» SOURCE EXCERPT

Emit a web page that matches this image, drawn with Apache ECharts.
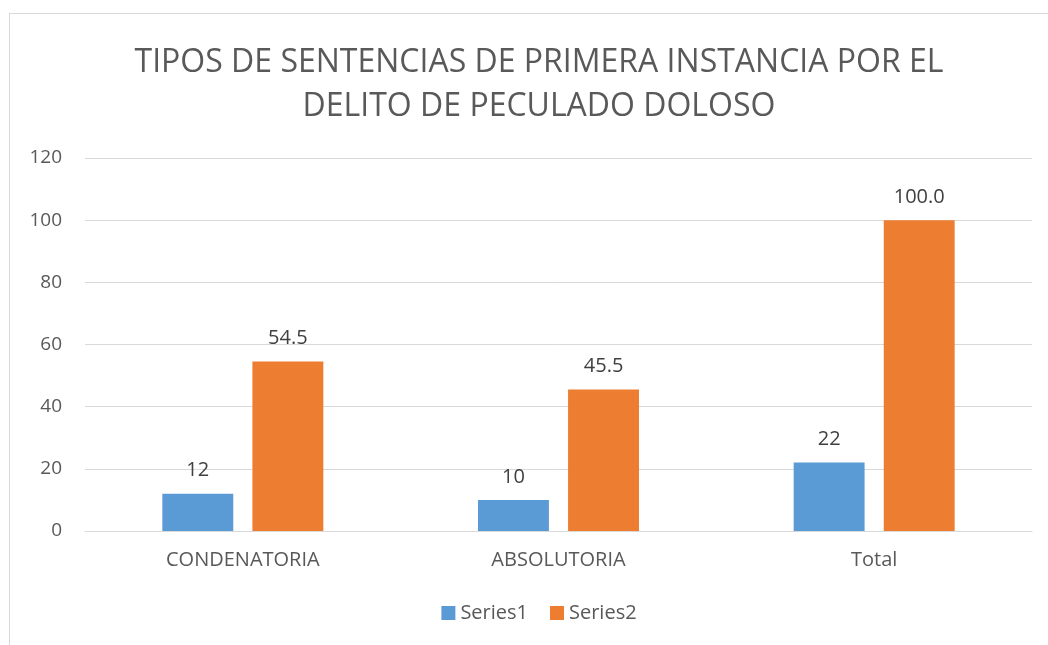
<!DOCTYPE html>
<html><head><meta charset="utf-8">
<script src="https://cdn.jsdelivr.net/npm/echarts@6/dist/echarts.min.js"></script>
<style>html,body{margin:0;padding:0;background:#fff;overflow:hidden;width:1048px;height:645px}#frame{position:absolute;left:9px;top:13px;width:1060px;height:660px;border:1px solid #d9d9d9;box-sizing:border-box}#c{position:absolute;left:0;top:0;width:1078px;height:645px}</style>
</head><body><div id="frame"></div><div id="c"></div>
<script>
const titleText = "TIPOS DE SENTENCIAS DE PRIMERA INSTANCIA POR EL\nDELITO DE PECULADO DOLOSO";
const categories = ["CONDENATORIA", "ABSOLUTORIA", "Total"];
const series1 = [12, 10, 22];
const series2 = [54.5, 45.5, 100.0];
const seriesNames = ["Series1", "Series2"];
const font = "Open Sans";
const chart = echarts.init(document.getElementById('c'));
chart.setOption({
  animation: false,
  textStyle: {fontFamily: font},
  title: {text: titleText, left: 'center', top: 36,
    textStyle: {fontFamily: font, fontSize: 32, fontWeight: 'normal', color: '#595959', lineHeight: 44}},
  grid: {left: 85, right: 46, top: 158, bottom: 114},
  legend: {bottom: 17, left: 'center', itemWidth: 14, itemHeight: 14, itemGap: 22,
    icon: 'rect', textStyle: {fontSize: 20, color: '#595959', fontFamily: font}, data: seriesNames},
  xAxis: {type: 'category', data: categories,
    axisLine: {lineStyle: {color: '#d9d9d9', width: 1}}, axisTick: {show: false},
    axisLabel: {fontSize: 20, color: '#595959', margin: 19}},
  yAxis: {type: 'value', min: 0, max: 120, interval: 20,
    axisLine: {show: false}, axisTick: {show: false},
    splitLine: {lineStyle: {color: '#d9d9d9', width: 1}},
    axisLabel: {fontSize: 19, color: '#595959', margin: 23}},
  series: [
    {name: seriesNames[0], type: 'bar', data: series1, barGap: '27%', barCategoryGap: '49%',
     itemStyle: {color: '#5B9BD5'},
     label: {show: true, position: 'top', distance: 13, fontSize: 20, color: '#404040'}},
    {name: seriesNames[1], type: 'bar', data: series2,
     itemStyle: {color: '#ED7D31'},
     label: {show: true, position: 'top', distance: 13, fontSize: 20, color: '#404040',
       formatter: p => p.value.toFixed(1)}}
  ]
});
</script></body></html>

» SET EXERCISE
Without including any pictures, print all of the material exactly as given.

» FULL SOLUTION
Emit a web page that matches this image, drawn with Apache ECharts.
<!DOCTYPE html>
<html><head><meta charset="utf-8">
<script src="https://cdn.jsdelivr.net/npm/echarts@6/dist/echarts.min.js"></script>
<style>html,body{margin:0;padding:0;background:#fff;overflow:hidden;width:1048px;height:645px}#frame{position:absolute;left:9px;top:13px;width:1060px;height:660px;border:1px solid #d9d9d9;box-sizing:border-box}#c{position:absolute;left:0;top:0;width:1078px;height:645px}</style>
</head><body><div id="frame"></div><div id="c"></div>
<script>
const titleText = "TIPOS DE SENTENCIAS DE PRIMERA INSTANCIA POR EL\nDELITO DE PECULADO DOLOSO";
const categories = ["CONDENATORIA", "ABSOLUTORIA", "Total"];
const series1 = [12, 10, 22];
const series2 = [54.5, 45.5, 100.0];
const seriesNames = ["Series1", "Series2"];
const font = "Open Sans";
const chart = echarts.init(document.getElementById('c'));
chart.setOption({
  animation: false,
  textStyle: {fontFamily: font},
  title: {text: titleText, left: 'center', top: 36,
    textStyle: {fontFamily: font, fontSize: 32, fontWeight: 'normal', color: '#595959', lineHeight: 44}},
  grid: {left: 85, right: 46, top: 158, bottom: 114},
  legend: {bottom: 17, left: 'center', itemWidth: 14, itemHeight: 14, itemGap: 22,
    icon: 'rect', textStyle: {fontSize: 20, color: '#595959', fontFamily: font}, data: seriesNames},
  xAxis: {type: 'category', data: categories,
    axisLine: {lineStyle: {color: '#d9d9d9', width: 1}}, axisTick: {show: false},
    axisLabel: {fontSize: 20, color: '#595959', margin: 19}},
  yAxis: {type: 'value', min: 0, max: 120, interval: 20,
    axisLine: {show: false}, axisTick: {show: false},
    splitLine: {lineStyle: {color: '#d9d9d9', width: 1}},
    axisLabel: {fontSize: 19, color: '#595959', margin: 23}},
  series: [
    {name: seriesNames[0], type: 'bar', data: series1, barGap: '27%', barCategoryGap: '49%',
     itemStyle: {color: '#5B9BD5'},
     label: {show: true, position: 'top', distance: 13, fontSize: 20, color: '#404040'}},
    {name: seriesNames[1], type: 'bar', data: series2,
     itemStyle: {color: '#ED7D31'},
     label: {show: true, position: 'top', distance: 13, fontSize: 20, color: '#404040',
       formatter: p => p.value.toFixed(1)}}
  ]
});
</script></body></html>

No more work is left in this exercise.